Friday, September 13, 2019

Appeals court rejects landowner liability for 'open and obvious' danger of backyard zipline

The same day the Massachusetts Supreme Judicial Court decided the Boston Globe case this week, the Court of Appeals affirmed summary judgment for the defendants against a landowner liability claim in which a six-year-old was injured on a backyard zipline.

A backyard zipline with a child safety seat. (Larry Koester CC BY 2.0.)
A handy defendant had installed the backyard zipline himself.  Six-year-old Aaron was visiting with his father to pick up Aaron's older brother from a sleepover.  The father aided Aaron in trying out the zipline, but after giving the boy some freedom, Aaron lost his grip, fell, and suffered compound fractures to his arm, requiring multiple surgeries.

Plaintiffs sued in landowner liability, alleging an unreasonably dangerous condition, as the zipline lacked a safety seat that could have prevented such an accident.  Defendants answered that the danger of the zipline, including the lack of a safety seat, was open and obvious, so negated the landowner's duty.

The court agreed that the condition was open and obvious, which somewhat negates the duty of a landowner, because it is the open-and-obvious nature of the hazard that makes it unforeseeable that the guest would fail to exercise reasonable care.  Plaintiffs argued that the condition was not open and obvious to the perception of a six-year-old.  The court held that when the child is under adult supervision, it is the perception of the adult, not that of the child, that controls.

However, the court held that an open and obvious condition does not necessarily negate a duty to abate an unreasonably dangerous condition "when the owner knows or has reason to know that visitors might nonetheless proceed to encounter the danger for a variety of reasons, including being distracted, forgetful, or even negligent, or deciding that the benefits of encountering the condition outweigh the risks."  Still, the court found the record "devoid of evidence that the zip line was unreasonably dangerous, or that the defendants facilitated an 'improper' or 'highly dangerous use' ...."

The conclusion is sound, but the reasoning highlights a problem with persistent common law doctrines that revolve around "open and obvious danger."  There is a tendency for litigants and courts to indulge "open and obvious" as a magical incantation that changes the rules of the match, such as here, to negate a duty of care.  Yet as the court observes, the doctrine does not necessarily negate the duty of care.  This approach gets legal duty analysis tied up in a web of factual intricacy that is not what policy-driven landowner duty is supposed to be about.

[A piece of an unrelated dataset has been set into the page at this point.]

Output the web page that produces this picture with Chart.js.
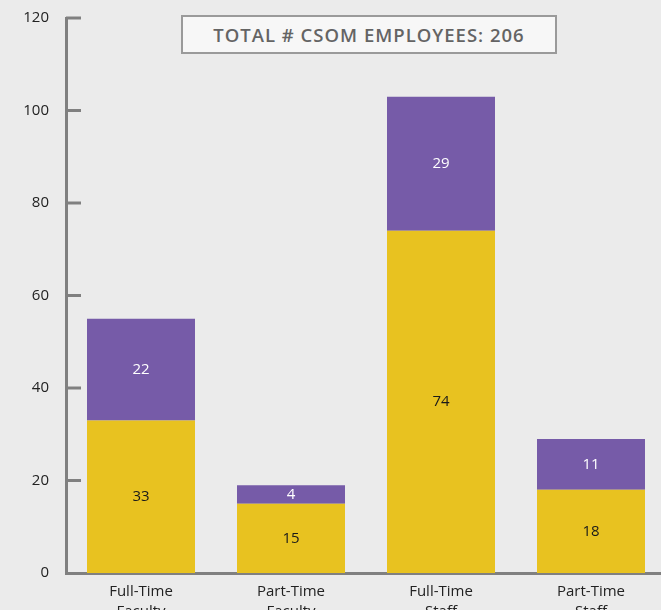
<!DOCTYPE html>
<html>
<head>
<meta charset="utf-8">
<script src="https://cdn.jsdelivr.net/npm/chart.js@4/dist/chart.umd.min.js"></script>
<style>
  html, body { margin: 0; padding: 0; background: #ebebeb; overflow: hidden; }
  #wrap { position: relative; width: 668px; height: 610px; }
  #title {
    position: absolute; left: 181px; top: 15px; width: 376px; height: 39px;
    box-sizing: border-box; border: 2px solid #9a9a9a; background: #f7f7f7;
    display: flex; align-items: center; justify-content: center; color: #646464;
    font: 600 18.5px "Open Sans", sans-serif; letter-spacing: 1px;
  }
</style>
</head>
<body>
<div id="wrap">
  <canvas id="myChart"></canvas>
  <div id="title">TOTAL # CSOM EMPLOYEES: 206</div>
</div>
<script>
const categories = [
    ['Full-Time', 'Faculty'],
    ['Part-Time', 'Faculty'],
    ['Full-Time', 'Staff'],
    ['Part-Time', 'Staff'],
];
const yellowValues = [33, 15, 74, 18];
const purpleValues = [22, 4, 29, 11];
const yMax = 120;
const yStep = 20;

const axisGrey = '#808080';

// value labels in the middle of each segment
const segmentLabels = {
    id: 'segmentLabels',
    afterDatasetsDraw(chart) {
        const ctx = chart.ctx;
        ctx.save();
        ctx.font = '15px "Open Sans", sans-serif';
        ctx.textAlign = 'center';
        ctx.textBaseline = 'middle';
        chart.data.datasets.forEach((ds, i) => {
            const meta = chart.getDatasetMeta(i);
            ctx.fillStyle = ds.labelColor;
            meta.data.forEach((bar, j) => {
                ctx.fillText(ds.data[j], bar.x, (bar.y + bar.base) / 2);
            });
        });
        ctx.restore();
    }
};

// short tick marks pointing into the plot
const innerTicks = {
    id: 'innerTicks',
    afterDraw(chart) {
        const ctx = chart.ctx;
        const y = chart.scales.y;
        const left = chart.chartArea.left;
        ctx.save();
        ctx.strokeStyle = axisGrey;
        ctx.lineWidth = 3;
        y.ticks.forEach(t => {
            if (t.value === 0) return;
            const py = y.getPixelForValue(t.value);
            ctx.beginPath();
            ctx.moveTo(left, py);
            ctx.lineTo(left + 15, py);
            ctx.stroke();
        });
        ctx.restore();
    }
};

const data = {
    labels: categories,
    datasets: [{
        data: yellowValues,
        backgroundColor: '#e8c220',
        labelColor: '#1a1a1a'
    },
    {
        data: purpleValues,
        backgroundColor: '#765ba8',
        labelColor: '#ffffff'
    }]
};

const config = {
    type: 'bar',
    data,
    options: {
        responsive: true,
        maintainAspectRatio: false,
        animation: false,
        layout: { padding: { top: 6, right: 2, left: 0, bottom: 0 } },
        datasets: { bar: { categoryPercentage: 1, barPercentage: 0.72 } },
        plugins: { legend: { display: false }, tooltip: { enabled: false } },
        scales: {
            x: {
                stacked: true,
                grid: { display: false },
                border: { display: true, color: axisGrey, width: 3 },
                ticks: {
                    color: '#222',
                    padding: 1,
                    maxRotation: 0,
                    font: { family: '"Open Sans", sans-serif', size: 15, lineHeight: 1.3 }
                },
                afterFit(scale) { scale.height = 37; }
            },
            y: {
                stacked: true,
                min: 0,
                max: yMax,
                grid: { display: false },
                border: { display: true, color: axisGrey, width: 3 },
                ticks: {
                    stepSize: yStep,
                    color: '#222',
                    padding: 9,
                    font: { family: '"Open Sans", sans-serif', size: 15 }
                },
                afterFit(scale) { scale.width = 66; }
            }
        }
    },
    plugins: [segmentLabels, innerTicks]
};

const myChart = new Chart(
    document.getElementById('myChart'),
    config
);
</script>
</body>
</html>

Harry Potter magic duel 095/365 (Louish Pixel CC BY-NC-ND 2.0)
Rather than indulging in a tennis match between duty, no duty, and duty again!, the courts should recognize that "open and obvious" is a factual circumstance, so goes to the standard of reasonable care exercised in warning about the danger or abating it.  That's where this case winds up anyway.  And just because it's a reasonableness analysis doesn't mean the court cannot, as here, dispose of the case in pretrial summary judgment when ordinary minds could not differ on the outcome.

I teach landowner negligence (page 25), or premises liability, with "open and obvious" as a matter of evidence rather than a sort-of defense, and I think that's the cleaner doctrine.  But I always have to warn students to watch out, in any given jurisdiction, that a judge might be entranced when counsel waves her wand and utters the spell, "Openanobvius!"

The case is LaForce v. Dyckman, No. 18-P-1234 (Mass. App. Ct. Sept. 9, 2019).  Sullivan, Massing, and Lemire, JJ., were on the panel.